- Joined
- Apr 8, 2013
- Messages
- 349
- Reaction score
- 113
While RadMans whole chicken little routine is getting tiring to everyone I'm sure... A lot of the rads I have talked to during my prelim year have echoed the sentiment about the massively increasing volume, increasing rad spots in the match, loopholes for foreign physicians to get in without going through the match, etc, etc.
I think it would certainly be proactive to an extent for the up and coming rads (yes, that's us) to start thinking about these issues. If we don't take it upon ourselves to fix these issues then who will? After all, it's so typical for doctors to have the me against the world attitude.... we're brought up and nurtured in a pressure cooker of competition from the minute we get to medical school. Never learning the skills of uniting to achieve a goal.
With that said, my surgical prelim sucks... I'm way better at reading films/CTs than I was when I started though, so there's that.
1. Sorry you're having to do a surgical prelim... hang in there; if anything, you'll be stronger for it.
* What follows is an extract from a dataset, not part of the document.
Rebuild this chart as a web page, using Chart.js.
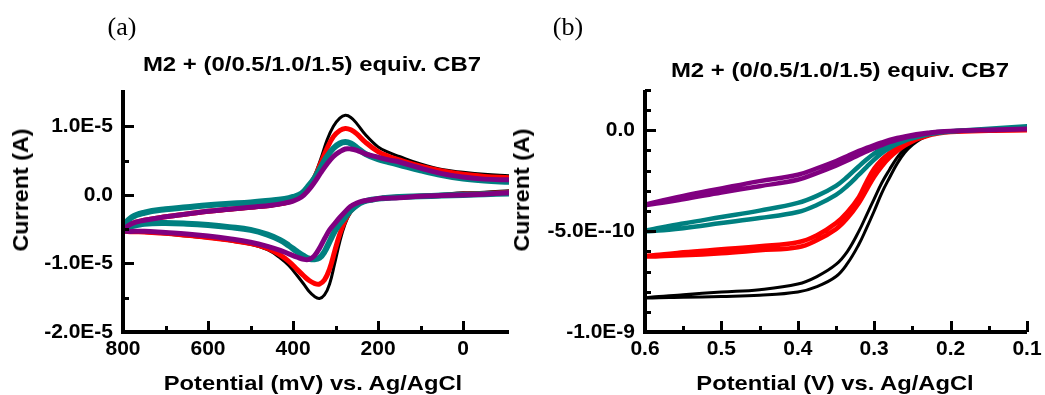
<!DOCTYPE html>
<html>
<head>
<meta charset="utf-8">
<script src="https://cdn.jsdelivr.net/npm/chart.js@4.4.0/dist/chart.umd.min.js"></script>
<style>
  html, body { margin: 0; padding: 0; background: #fff; }
  #wrap { position: relative; width: 1045px; height: 395px; overflow: hidden; background: #fff; }
  canvas { position: absolute; top: 0; }
  .t { position: absolute; white-space: nowrap; line-height: 1; color: #000;
       font-family: 'Liberation Sans', Arial, sans-serif; font-weight: bold; z-index: 2; }
  .pl { font-family: 'Liberation Serif', 'Times New Roman', serif; font-weight: normal; font-size: 26px;
        transform: translate(-50%, -50%); }
  .ttl { font-size: 21px; transform: translate(-50%, -50%) scaleX(1.14); }
  .xt { font-size: 21px; transform: translate(-50%, -50%) scaleX(1.13); }
  .yt { font-size: 22px; transform: translate(-50%, -50%) rotate(-90deg) scaleX(1.06); }
</style>
</head>
<body>
<div id="wrap">
  <canvas id="ca" width="520" height="395" style="left:0px"></canvas>
  <canvas id="cb" width="525" height="395" style="left:520px"></canvas>
  <div class="t pl" style="left:122px; top:27px;">(a)</div>
  <div class="t pl" style="left:568px; top:27px;">(b)</div>
  <div class="t ttl" style="left:312px; top:63px;">M2 + (0/0.5/1.0/1.5) equiv. CB7</div>
  <div class="t ttl" style="left:840px; top:69px;">M2 + (0/0.5/1.0/1.5) equiv. CB7</div>
  <div class="t yt" style="left:21px; top:190px;">Current (A)</div>
  <div class="t yt" style="left:522px; top:190px;">Current (A)</div>
  <div class="t xt" style="left:313px; top:382px;">Potential (mV) vs. Ag/AgCl</div>
  <div class="t xt" style="left:835px; top:382px;">Potential (V) vs. Ag/AgCl</div>
</div>
<script>
// ---------------- Panel (a): cyclic voltammograms ----------------
// Potential in mV, current in units of 1E-5 A
const unitA = 1e-5;
const cvUpperE = [800,780,750,700,650,600,550,500,450,420,400,380,365,350,335,320,305,290,277,264,250,230,200,175,150,100,50,0,-50,-108];
const cvUpperBlack  = [-0.50,-0.42,-0.37,-0.32,-0.28,-0.25,-0.22,-0.19,-0.16,-0.13,-0.09,-0.02,0.09,0.27,0.52,0.80,1.00,1.12,1.16,1.13,1.04,0.88,0.70,0.62,0.56,0.45,0.37,0.33,0.30,0.28];
const cvUpperRed    = [-0.50,-0.42,-0.37,-0.32,-0.28,-0.24,-0.21,-0.18,-0.15,-0.12,-0.08,-0.01,0.09,0.25,0.46,0.68,0.85,0.94,0.97,0.95,0.89,0.77,0.63,0.56,0.51,0.42,0.35,0.30,0.27,0.25];
const cvUpperTeal   = [-0.45,-0.33,-0.26,-0.21,-0.18,-0.15,-0.13,-0.11,-0.08,-0.06,-0.03,0.02,0.12,0.24,0.40,0.56,0.68,0.75,0.77,0.75,0.69,0.60,0.52,0.48,0.44,0.36,0.29,0.24,0.21,0.19];
const cvUpperPurple = [-0.50,-0.42,-0.37,-0.32,-0.28,-0.24,-0.21,-0.18,-0.15,-0.12,-0.09,-0.03,0.06,0.18,0.32,0.45,0.56,0.63,0.67,0.67,0.65,0.60,0.55,0.51,0.48,0.39,0.31,0.26,0.23,0.22];

const cvLowerE = [800,750,700,650,600,550,500,460,430,410,390,375,362,350,338,326,314,302,290,278,265,250,235,215,190,150,100,50,0,-50,-108];
const cvLowerBlack  = [-0.52,-0.55,-0.57,-0.60,-0.63,-0.67,-0.72,-0.80,-0.92,-1.03,-1.18,-1.30,-1.41,-1.48,-1.51,-1.46,-1.30,-1.00,-0.68,-0.43,-0.26,-0.15,-0.10,-0.07,-0.04,-0.02,-0.01,0.01,0.03,0.04,0.06];
const cvLowerRed    = [-0.52,-0.54,-0.56,-0.59,-0.62,-0.66,-0.71,-0.78,-0.88,-0.97,-1.09,-1.18,-1.25,-1.29,-1.30,-1.24,-1.08,-0.82,-0.57,-0.38,-0.24,-0.15,-0.10,-0.07,-0.05,-0.03,-0.02,-0.01,0.01,0.02,0.04];
const cvLowerTeal   = [-0.47,-0.42,-0.41,-0.42,-0.44,-0.47,-0.51,-0.58,-0.66,-0.74,-0.83,-0.89,-0.93,-0.94,-0.92,-0.83,-0.68,-0.53,-0.42,-0.33,-0.23,-0.15,-0.10,-0.07,-0.05,-0.03,-0.02,-0.01,0.00,0.01,0.02];
const cvLowerPurple = [-0.52,-0.53,-0.55,-0.57,-0.60,-0.64,-0.69,-0.75,-0.81,-0.86,-0.91,-0.94,-0.94,-0.89,-0.78,-0.64,-0.51,-0.42,-0.33,-0.25,-0.17,-0.12,-0.09,-0.07,-0.05,-0.04,-0.02,-0.01,0.00,0.01,0.03];

const aXMajor = [800, 600, 400, 200, 0];
const aXLabels = ['800', '600', '400', '200', '0'];
const aXMinor = [700, 500, 300, 100];
const aYMajor = [1e-5, 0, -1e-5, -2e-5];
const aYLabels = ['1.0E-5', '0.0', '-1.0E-5', '-2.0E-5'];
const aYMinor = [0.5e-5, -0.5e-5, -1.5e-5];

// ---------------- Panel (b): voltammograms, two sweeps per trace ----------------
// Potential in V, current in units of 1E-10 A
const unitB = 1e-10;
const lsvE = [0.60,0.55,0.50,0.45,0.40,0.375,0.35,0.335,0.32,0.31,0.30,0.29,0.28,0.27,0.26,0.25,0.24,0.23,0.22,0.20,0.15,0.10];
const lsvBlack1  = [-8.3,-8.15,-8.02,-7.9,-7.62,-7.25,-6.65,-6.0,-5.0,-4.2,-3.4,-2.6,-1.95,-1.35,-0.9,-0.6,-0.38,-0.22,-0.12,-0.02,0.05,0.08];
const lsvBlack2  = [-8.3,-8.28,-8.24,-8.18,-8.02,-7.75,-7.25,-6.6,-5.65,-4.85,-4.0,-3.1,-2.35,-1.65,-1.1,-0.72,-0.45,-0.27,-0.15,-0.04,0.04,0.06];
const lsvRed1    = [-6.25,-6.05,-5.9,-5.75,-5.55,-5.2,-4.6,-4.05,-3.3,-2.55,-1.9,-1.45,-1.12,-0.86,-0.64,-0.47,-0.33,-0.23,-0.15,-0.06,0.0,0.02];
const lsvRed2    = [-6.25,-6.2,-6.1,-5.95,-5.8,-5.45,-4.9,-4.35,-3.6,-2.95,-2.3,-1.78,-1.36,-1.03,-0.76,-0.55,-0.39,-0.27,-0.18,-0.08,-0.02,0.0];
const lsvTeal1   = [-5.0,-4.62,-4.3,-3.98,-3.6,-3.25,-2.75,-2.3,-1.78,-1.45,-1.15,-0.9,-0.7,-0.53,-0.4,-0.3,-0.22,-0.15,-0.1,-0.04,0.08,0.2];
const lsvTeal2   = [-5.0,-4.85,-4.6,-4.35,-4.05,-3.7,-3.2,-2.75,-2.2,-1.82,-1.45,-1.13,-0.88,-0.68,-0.52,-0.4,-0.3,-0.21,-0.14,-0.06,0.06,0.18];
const lsvPurple1 = [-3.7,-3.25,-2.88,-2.52,-2.2,-1.88,-1.52,-1.27,-1.02,-0.87,-0.73,-0.6,-0.48,-0.38,-0.3,-0.23,-0.17,-0.12,-0.08,-0.03,0.03,0.08];
const lsvPurple2 = [-3.7,-3.42,-3.08,-2.77,-2.45,-2.12,-1.75,-1.5,-1.22,-1.05,-0.88,-0.73,-0.59,-0.47,-0.37,-0.29,-0.22,-0.16,-0.11,-0.05,0.01,0.05];

const bXMajor = [0.6, 0.5, 0.4, 0.3, 0.2, 0.1];
const bXLabels = ['0.6', '0.5', '0.4', '0.3', '0.2', '0.1'];
const bXMinor = [0.55, 0.45, 0.35, 0.25, 0.15];
const bYMajor = [0, -5e-10, -1e-9];
const bYLabels = ['0.0', '-5.0E--10', '-1.0E-9'];
const bYMinor = [2e-10, 1e-10, -1e-10, -2e-10, -3e-10, -4e-10, -6e-10, -7e-10, -8e-10, -9e-10];

const colors = { black: '#000000', red: '#ff0000', teal: '#008080', purple: '#800080' };

// CV path: lower branch from right end to 800 mV, then upper branch back to right end
function cvPath(upper, lower) {
  const pts = [];
  for (let i = cvLowerE.length - 1; i >= 0; i--) pts.push({ x: cvLowerE[i], y: lower[i] * unitA });
  for (let i = 1; i < cvUpperE.length; i++) pts.push({ x: cvUpperE[i], y: upper[i] * unitA });
  return pts;
}
// LSV path: sweep 1 from 0.1 V to 0.6 V, sweep 2 back to 0.1 V
function lsvPath(s1, s2) {
  const pts = [];
  for (let i = lsvE.length - 1; i >= 0; i--) pts.push({ x: lsvE[i], y: s1[i] * unitB });
  for (let i = 1; i < lsvE.length; i++) pts.push({ x: lsvE[i], y: s2[i] * unitB });
  return pts;
}

// Axis lines and inward-pointing tick marks, positioned through the chart's scales
const inTicks = {
  id: 'inTicks',
  afterDraw(chart, args, o) {
    const ctx = chart.ctx, area = chart.chartArea;
    const xs = chart.scales.x, ys = chart.scales.y;
    ctx.save();
    ctx.strokeStyle = '#000';
    ctx.lineWidth = 4;
    ctx.lineJoin = 'miter';
    ctx.lineCap = 'butt';
    ctx.beginPath();
    ctx.moveTo(area.left, area.top);
    ctx.lineTo(area.left, area.bottom);
    ctx.lineTo(area.right, area.bottom);
    ctx.stroke();
    ctx.lineWidth = 3;
    const draw = (scale, vals, len) => vals.forEach(v => {
      const p = Math.round(scale.getPixelForValue(v)) + 0.5;
      ctx.beginPath();
      if (scale.isHorizontal()) { ctx.moveTo(p, area.bottom); ctx.lineTo(p, area.bottom - len); }
      else { ctx.moveTo(area.left, p); ctx.lineTo(area.left + len, p); }
      ctx.stroke();
    });
    draw(xs, o.xMajor, 11); draw(xs, o.xMinor, 6);
    draw(ys, o.yMajor, 11); draw(ys, o.yMinor, 6);
    ctx.restore();
  }
};

const tickFont = { family: "'Liberation Sans', Arial, sans-serif", size: 21, weight: 'bold' };

function makeChart(id, datasets, cfg) {
  return new Chart(document.getElementById(id), {
    type: 'line',
    data: { datasets },
    options: {
      responsive: false, animation: false, devicePixelRatio: 1,
      layout: { padding: { left: 0, right: cfg.padRight, top: 90, bottom: 0 } },
      elements: { point: { radius: 0 }, line: { tension: 0.4, borderCapStyle: 'round', borderJoinStyle: 'round' } },
      plugins: { legend: { display: false }, tooltip: { enabled: false }, inTicks: cfg.ticks },
      scales: {
        x: {
          type: 'linear', reverse: true, min: cfg.xMin, max: cfg.xMax,
          grid: { display: false, drawTicks: false },
          border: { display: false },
          afterBuildTicks: s => { s.ticks = cfg.ticks.xMajor.map(v => ({ value: v })); },
          afterFit: s => { s.height = 63; s.paddingLeft = 0; s.paddingRight = 0; },
          ticks: { autoSkip: false, maxRotation: 0, minRotation: 0, padding: 5, color: '#000', font: tickFont,
                   callback: (v, i) => cfg.xLabels[i] }
        },
        y: {
          type: 'linear', min: cfg.yMin, max: cfg.yMax,
          grid: { display: false, drawTicks: false },
          border: { display: false },
          afterBuildTicks: s => { s.ticks = cfg.ticks.yMajor.map(v => ({ value: v })); },
          afterFit: s => { s.width = cfg.yWidth; s.paddingTop = 0; s.paddingBottom = 0; },
          ticks: { autoSkip: false, padding: 10, color: '#000', font: tickFont,
                   callback: (v, i) => cfg.yLabels[i] }
        }
      }
    },
    plugins: [inTicks]
  });
}

function ds(data, color, width, order) {
  return { data, borderColor: color, backgroundColor: color, borderWidth: width, fill: false, order, pointRadius: 0 };
}

makeChart('ca', [
  ds(cvPath(cvUpperBlack, cvLowerBlack), colors.black, 3, 4),
  ds(cvPath(cvUpperRed, cvLowerRed), colors.red, 5, 3),
  ds(cvPath(cvUpperTeal, cvLowerTeal), colors.teal, 6, 2),
  ds(cvPath(cvUpperPurple, cvLowerPurple), colors.purple, 5, 1)
], {
  padRight: 11, yWidth: 123, xMin: -108, xMax: 800, yMin: -2e-5, yMax: 1.53e-5,
  xLabels: aXLabels, yLabels: aYLabels,
  ticks: { xMajor: aXMajor, xMinor: aXMinor, yMajor: aYMajor, yMinor: aYMinor }
});

makeChart('cb', [
  ds(lsvPath(lsvBlack1, lsvBlack2), colors.black, 3, 4),
  ds(lsvPath(lsvRed1, lsvRed2), colors.red, 4.5, 3),
  ds(lsvPath(lsvTeal1, lsvTeal2), colors.teal, 4.5, 2),
  ds(lsvPath(lsvPurple1, lsvPurple2), colors.purple, 4.5, 1)
], {
  padRight: 18, yWidth: 125, xMin: 0.1, xMax: 0.6, yMin: -1e-9, yMax: 2e-10,
  xLabels: bXLabels, yLabels: bYLabels,
  ticks: { xMajor: bXMajor, xMinor: bXMinor, yMajor: bYMajor, yMinor: bYMinor }
});
</script>
</body>
</html>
2. I hear a lot of concern on a lot of forums and from a lot of people out in the field. Medicine is changing, and the older generation of physicians are essentially trying to make as much money as possible with the hopes of retiring as soon as they can. I have been thinking about these situations a lot recently, and am growing quite restless. Our senior physicians don't really care about the younger generation, our governing bodies (ACR, AMA, etc.) do nothing for us professionally. In fact, often times, they sell out American medical graduates with hopes of cheaper night coverage by hiring foreign grads who accept less money for more hours. WE, the new generation of physicians, must come together to form NEW leadership and fight for OURSELVES, because no one else is going to do it. Radman is definitely being chicken little, but not everything he says is completely off the mark. Things are going to be look fairly dire for us if we leave these things up to people who lost touch with medicine and are more involved in furthering their own political agendas. Being a physician used be a calling... the noble profession. We must work to preserve that notion.